The deeper claim of the practice, when you boil it down, is this: most of what looks like a strategy problem is actually an ontology problem. Most of what looks like an execution problem is actually a structural alignment problem. Most of what looks like a hiring problem is actually a question-of-what-this-role-is-for problem. The advisors who get hired to solve these problems are working one layer too high, applying frameworks designed for a different era, and the founders who hire them keep getting smart advice that does not change anything.

The work at the substrate layer is what makes the work at the strategy layer effective. You do not have to choose between the two — you have to do them in the right order. First the substrate. Then strategy on top of it. When you do them in that order, strategy actually works. When you skip the substrate and start with strategy, strategy spins. The motion looks like progress. The outcomes do not match the motion.

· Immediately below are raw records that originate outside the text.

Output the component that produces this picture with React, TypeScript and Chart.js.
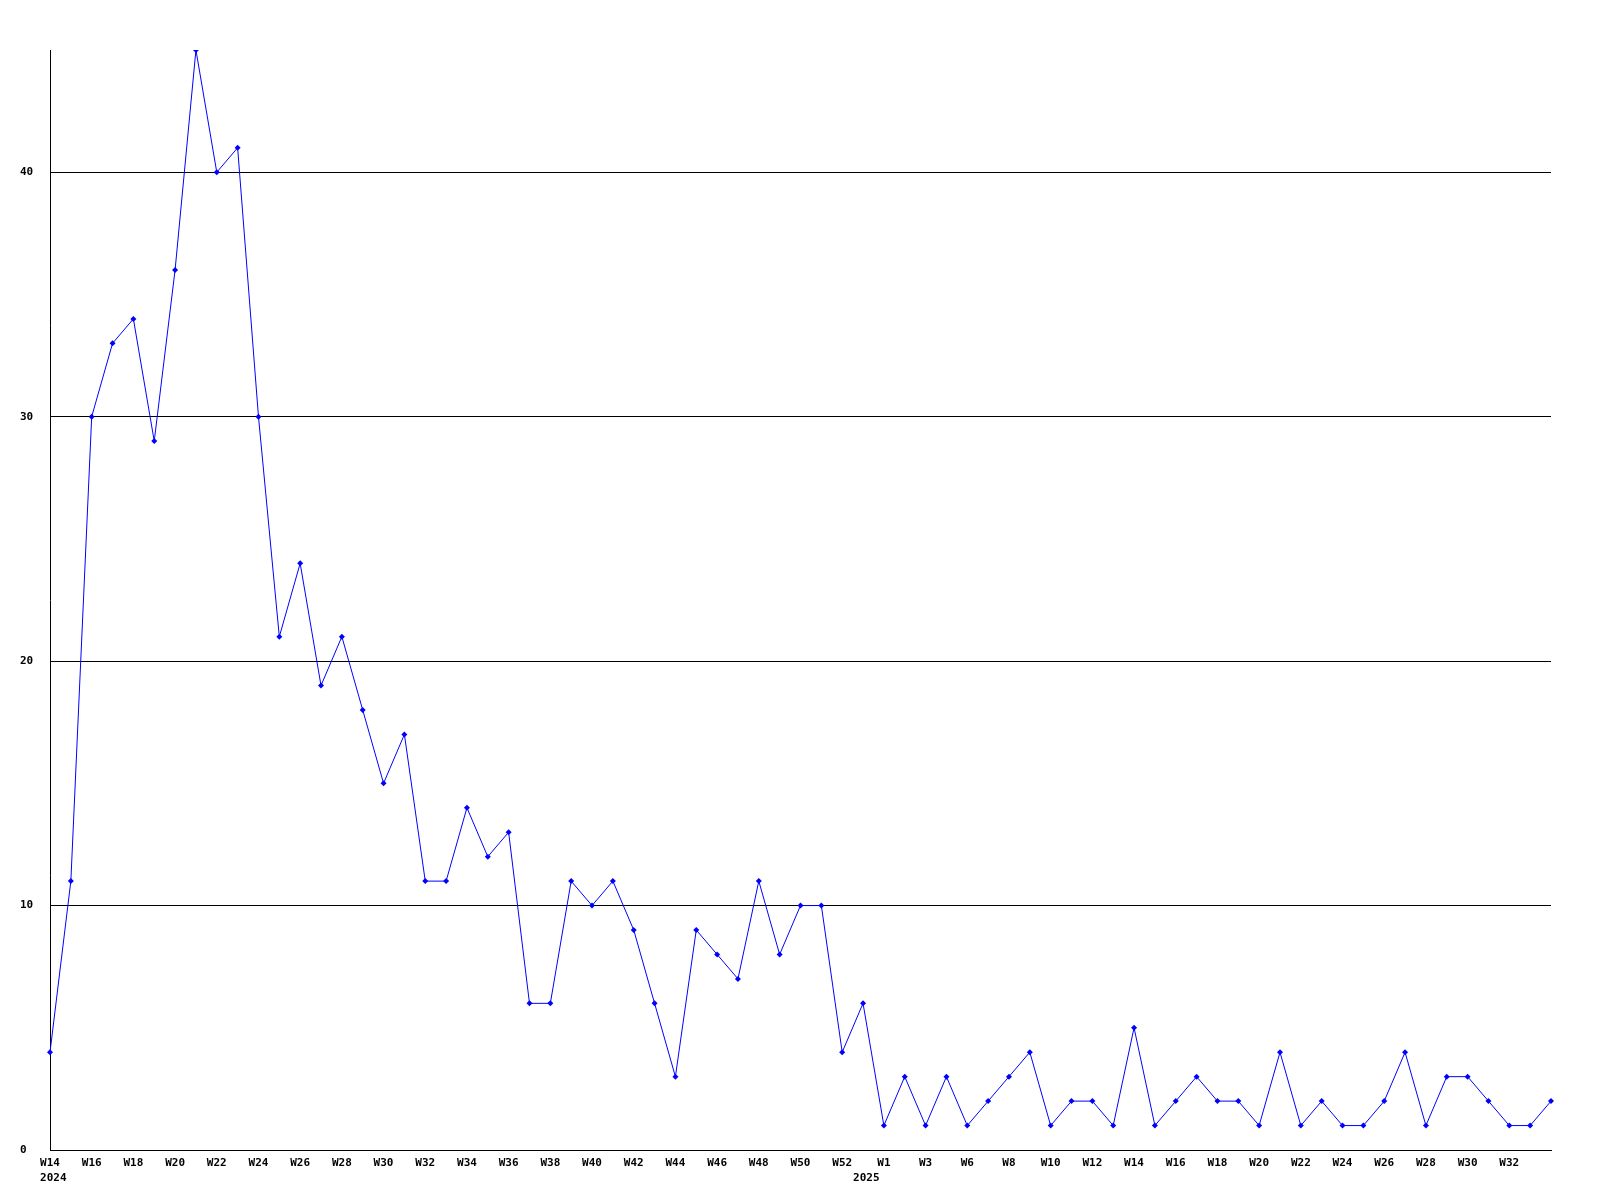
import React, { useEffect, useRef } from "react";
import { Chart, registerables } from "chart.js";

Chart.register(...registerables);

const weeks: string[] = [
  "W14", "W15", "W16", "W17", "W18", "W19", "W20", "W21", "W22", "W23",
  "W24", "W25", "W26", "W27", "W28", "W29", "W30", "W31", "W32", "W33",
  "W34", "W35", "W36", "W37", "W38", "W39", "W40", "W41", "W42", "W43",
  "W44", "W45", "W46", "W47", "W48", "W49", "W50", "W51", "W52", "W53",
  "W1", "W2", "W3", "W4", "W6", "W7", "W8", "W9", "W10", "W11",
  "W12", "W13", "W14", "W15", "W16", "W17", "W18", "W19", "W20", "W21",
  "W22", "W23", "W24", "W25", "W26", "W27", "W28", "W29", "W30", "W31",
  "W32", "W33", "W34",
];

const counts: number[] = [
  4, 11, 30, 33, 34, 29, 36, 45, 40, 41,
  30, 21, 24, 19, 21, 18, 15, 17, 11, 11,
  14, 12, 13, 6, 6, 11, 10, 11, 9, 6,
  3, 9, 8, 7, 11, 8, 10, 10, 4, 6,
  1, 3, 1, 3, 1, 2, 3, 4, 1, 2,
  2, 1, 5, 1, 2, 3, 2, 2, 1, 4,
  1, 2, 1, 1, 2, 4, 1, 3, 3, 2,
  1, 1, 2,
];

// index of the week where each year's label is shown
const yearMarks: { index: number; year: string }[] = [
  { index: 0, year: "2024" },
  { index: 39, year: "2025" },
];

const yTicks: number[] = [0, 10, 20, 30, 40];

export default function App() {
  const ref = useRef<HTMLCanvasElement>(null);

  useEffect(() => {
    if (!ref.current) return;
    const font = { family: "'DejaVu Sans Mono', monospace", size: 11, weight: "bold" as const, lineHeight: "15px" };
    const chart = new Chart(ref.current, {
      type: "line",
      data: {
        labels: weeks,
        datasets: [
          {
            data: counts,
            borderColor: "#0000ff",
            backgroundColor: "#0000ff",
            borderWidth: 1,
            pointStyle: "rectRot",
            pointRadius: 3,
            pointBorderWidth: 0,
            tension: 0,
            fill: false,
          },
        ],
      },
      options: {
        responsive: false,
        animation: false,
        layout: { padding: { left: 20, top: 50, right: 49, bottom: 0 } },
        plugins: { legend: { display: false }, tooltip: { enabled: false } },
        scales: {
          x: {
            type: "category",
            offset: false,
            grid: { display: false, drawTicks: false },
            border: { display: true, color: "#000000", width: 1 },
            afterFit: (s: any) => { s.height = 50; },
            ticks: {
              autoSkip: false,
              maxRotation: 0,
              minRotation: 0,
              padding: 6,
              color: "#000000",
              font,
              callback: (_v: any, i: number) => {
                const ym = yearMarks.find((m) => m.index === i);
                const w = i % 2 === 0 && i < weeks.length - 1 ? weeks[i] : "";
                if (ym) return [w, " " + ym.year];
                return w;
              },
            },
          },
          y: {
            min: 0,
            max: Math.max(...counts),
            grid: { display: true, color: "#000000", lineWidth: 1, drawTicks: false },
            border: { display: true, color: "#000000", width: 1 },
            afterFit: (s: any) => { s.width = 30; },
            afterBuildTicks: (s: any) => { s.ticks = yTicks.map((v) => ({ value: v })); },
            ticks: {
              crossAlign: "far",
              padding: 0,
              color: "#000000",
              font,
            },
          },
        },
      },
    });
    return () => chart.destroy();
  }, []);

  return (
    <div style={{ position: "absolute", left: 0, top: 0, width: 1600, height: 1200, background: "#ffffff" }}>
      <canvas ref={ref} width={1600} height={1200} style={{ width: 1600, height: 1200 }} />
    </div>
  );
}
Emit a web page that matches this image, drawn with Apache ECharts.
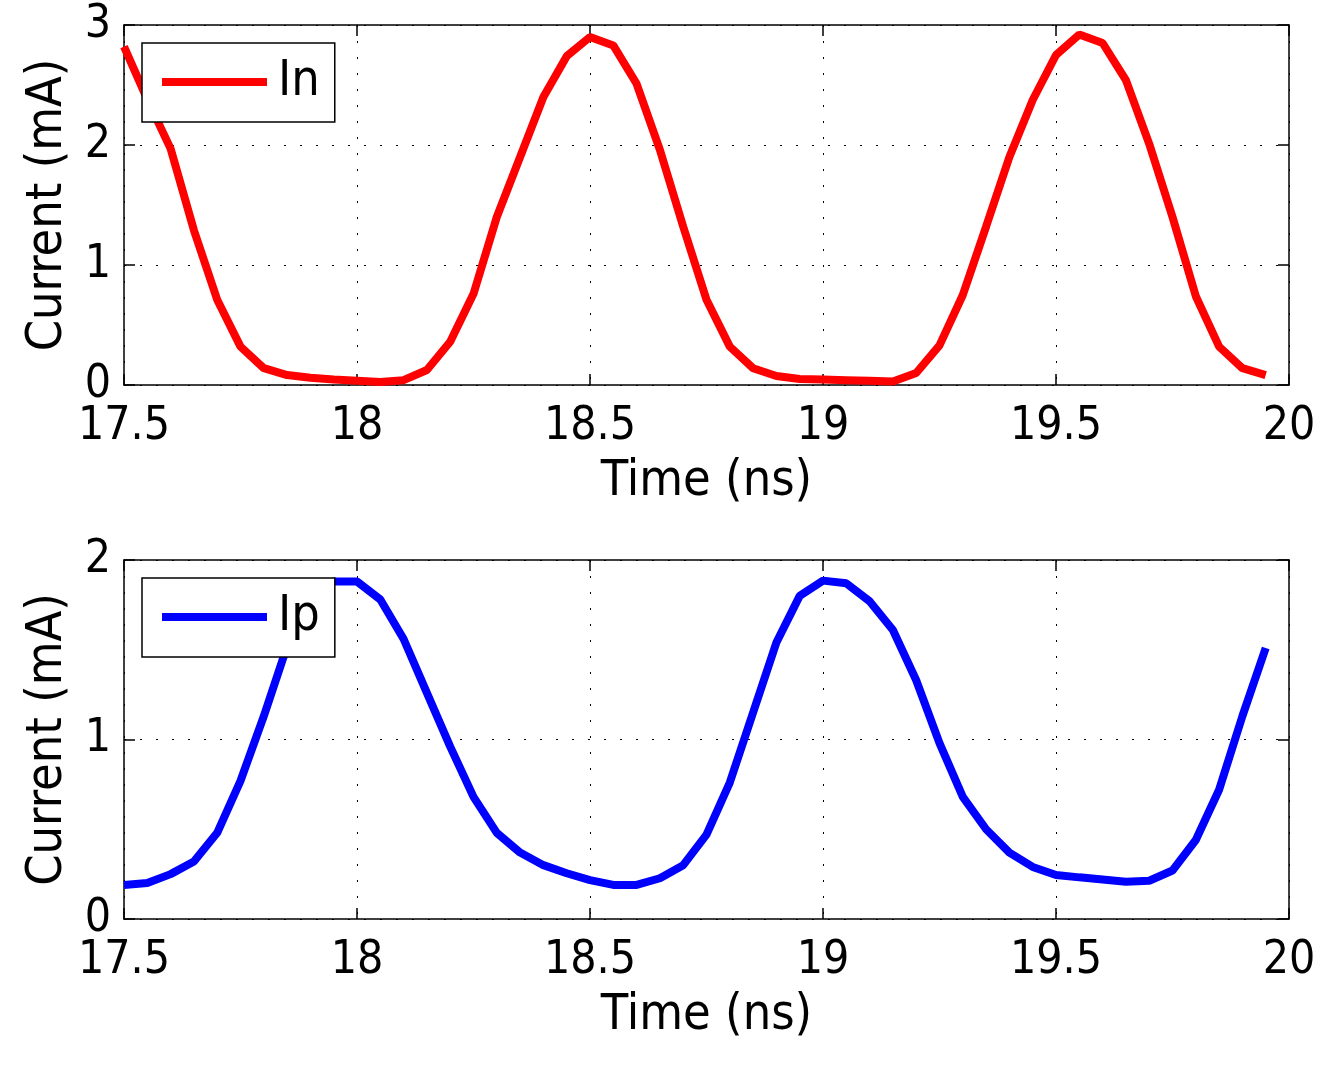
<!DOCTYPE html>
<html>
<head>
<meta charset="utf-8">
<script src="https://cdn.jsdelivr.net/npm/echarts@6/dist/echarts.min.js"></script>
<style>
  html, body { margin: 0; padding: 0; background: #fff; }
  #chart { width: 1323px; height: 1067px; }
</style>
</head>
<body>
<div id="chart"></div>
<script>
// time samples (ns)
const times = [17.5, 17.55, 17.6, 17.65, 17.7, 17.75, 17.8, 17.85, 17.9, 17.95,
  18, 18.05, 18.1, 18.15, 18.2, 18.25, 18.3, 18.35, 18.4, 18.45,
  18.5, 18.55, 18.6, 18.65, 18.7, 18.75, 18.8, 18.85, 18.9, 18.95,
  19, 19.05, 19.1, 19.15, 19.2, 19.25, 19.3, 19.35, 19.4, 19.45,
  19.5, 19.55, 19.6, 19.65, 19.7, 19.75, 19.8, 19.85, 19.9, 19.95];

// In current (mA)
const inValues = [2.82, 2.38, 1.97, 1.29, 0.71, 0.32, 0.14, 0.083, 0.06, 0.045,
  0.035, 0.025, 0.04, 0.125, 0.36, 0.76, 1.40, 1.90, 2.40, 2.74,
  2.90, 2.83, 2.51, 1.96, 1.32, 0.71, 0.32, 0.14, 0.075, 0.05,
  0.045, 0.04, 0.035, 0.03, 0.10, 0.33, 0.75, 1.32, 1.90, 2.375,
  2.75, 2.92, 2.85, 2.54, 2.01, 1.40, 0.74, 0.32, 0.14, 0.083];

// Ip current (mA)
const ipValues = [0.19, 0.20, 0.25, 0.32, 0.48, 0.77, 1.13, 1.52, 1.85, 1.88,
  1.88, 1.78, 1.56, 1.26, 0.96, 0.68, 0.48, 0.37, 0.30, 0.255,
  0.217, 0.19, 0.19, 0.227, 0.30, 0.47, 0.76, 1.15, 1.54, 1.80,
  1.885, 1.87, 1.77, 1.61, 1.33, 0.98, 0.68, 0.50, 0.37, 0.29,
  0.245, 0.232, 0.22, 0.208, 0.213, 0.27, 0.44, 0.72, 1.13, 1.51];

const xRange = { min: 17.5, max: 20, interval: 0.5 };
const yRangeTop = { min: 0, max: 3, interval: 1 };
const yRangeBottom = { min: 0, max: 2, interval: 1 };

const FONT = "'DejaVu Sans Condensed', 'DejaVu Sans', sans-serif";

const chart = echarts.init(document.getElementById('chart'), null, { renderer: 'canvas' });

// main axis (with labels, grid lines)
function mainX(gridIndex) {
  return {
    type: 'value', gridIndex: gridIndex, position: 'bottom',
    min: xRange.min, max: xRange.max, interval: xRange.interval,
    name: 'Time (ns)', nameLocation: 'middle', nameGap: 72,
    nameTextStyle: { fontFamily: FONT, fontSize: 50, color: '#000' },
    axisLine: { show: true, onZero: false, lineStyle: { color: '#000', width: 1.5 } },
    axisTick: { show: true, inside: true, length: 11, lineStyle: { color: '#000', width: 1.5 } },
    axisLabel: { fontFamily: FONT, fontSize: 46, color: '#000', margin: 19,
      showMinLabel: true, showMaxLabel: true },
    splitLine: { show: true, lineStyle: { color: '#000', width: 1, type: [2, 14] } }
  };
}
function mainY(gridIndex, r) {
  return {
    type: 'value', gridIndex: gridIndex, position: 'left',
    min: r.min, max: r.max, interval: r.interval,
    name: 'Current (mA)', nameLocation: 'middle', nameGap: 51,
    nameTextStyle: { fontFamily: FONT, fontSize: 50, color: '#000' },
    axisLine: { show: true, onZero: false, lineStyle: { color: '#000', width: 1.5 } },
    axisTick: { show: true, inside: true, length: 11, lineStyle: { color: '#000', width: 1.5 } },
    axisLabel: { fontFamily: FONT, fontSize: 46, color: '#000', margin: 13,
      showMinLabel: true, showMaxLabel: true },
    splitLine: { show: true, lineStyle: { color: '#000', width: 1, type: [2, 14] } }
  };
}
// mirror axes for the box (top / right), ticks only
function boxX(gridIndex) {
  return {
    type: 'value', gridIndex: gridIndex, position: 'top',
    min: xRange.min, max: xRange.max, interval: xRange.interval,
    axisLine: { show: true, onZero: false, lineStyle: { color: '#000', width: 1.5 } },
    axisTick: { show: true, inside: true, length: 11, lineStyle: { color: '#000', width: 1.5 } },
    axisLabel: { show: false },
    splitLine: { show: false }
  };
}
function boxY(gridIndex, r) {
  return {
    type: 'value', gridIndex: gridIndex, position: 'right',
    min: r.min, max: r.max, interval: r.interval,
    axisLine: { show: true, onZero: false, lineStyle: { color: '#000', width: 1.5 } },
    axisTick: { show: true, inside: true, length: 11, lineStyle: { color: '#000', width: 1.5 } },
    axisLabel: { show: false },
    splitLine: { show: false }
  };
}

function legendAt(top, name) {
  return {
    data: [name], left: 142, top: top, orient: 'horizontal',
    icon: 'rect', itemWidth: 105, itemHeight: 8,
    backgroundColor: '#fff', borderColor: '#000', borderWidth: 1.5, borderRadius: 0,
    padding: [14, 15, 15, 20],
    textStyle: { fontFamily: FONT, fontSize: 50, color: '#000', lineHeight: 44, padding: [0, 0, 0, 6] },
    selectedMode: false
  };
}

const option = {
  animation: false,
  backgroundColor: '#fff',
  grid: [
    { left: 124, top: 25, width: 1165, height: 360 },
    { left: 124, top: 560, width: 1165, height: 359 }
  ],
  xAxis: [mainX(0), boxX(0), mainX(1), boxX(1)],
  yAxis: [mainY(0, yRangeTop), boxY(0, yRangeTop), mainY(1, yRangeBottom), boxY(1, yRangeBottom)],
  legend: [legendAt(43, 'In'), legendAt(578, 'Ip')],
  series: [
    {
      name: 'In', type: 'line', xAxisIndex: 0, yAxisIndex: 0,
      data: times.map((t, i) => [t, inValues[i]]),
      symbol: 'none', smooth: false,
      lineStyle: { color: '#ff0000', width: 8 },
      itemStyle: { color: '#ff0000' }
    },
    {
      name: 'Ip', type: 'line', xAxisIndex: 2, yAxisIndex: 2,
      data: times.map((t, i) => [t, ipValues[i]]),
      symbol: 'none', smooth: false,
      lineStyle: { color: '#0000ff', width: 8 },
      itemStyle: { color: '#0000ff' }
    }
  ]
};

chart.setOption(option);
</script>
</body>
</html>
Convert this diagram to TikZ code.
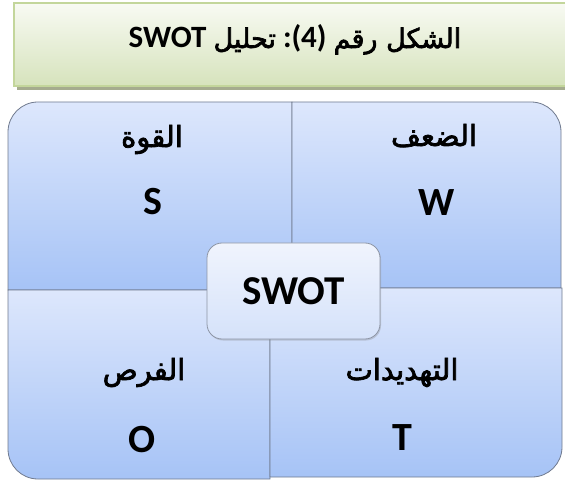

If you are a founder who has been frustrated by smart advice that does not produce results, this is likely what is happening. The advice was correct for a company that doesn't quite exist — the version of yours that lives in your deck. The actual company is operating on a different ontology, and the gap is where the advice is getting absorbed and lost. The fix is not better strategy. The fix is settling the layer underneath.

That is the layer this practice works first.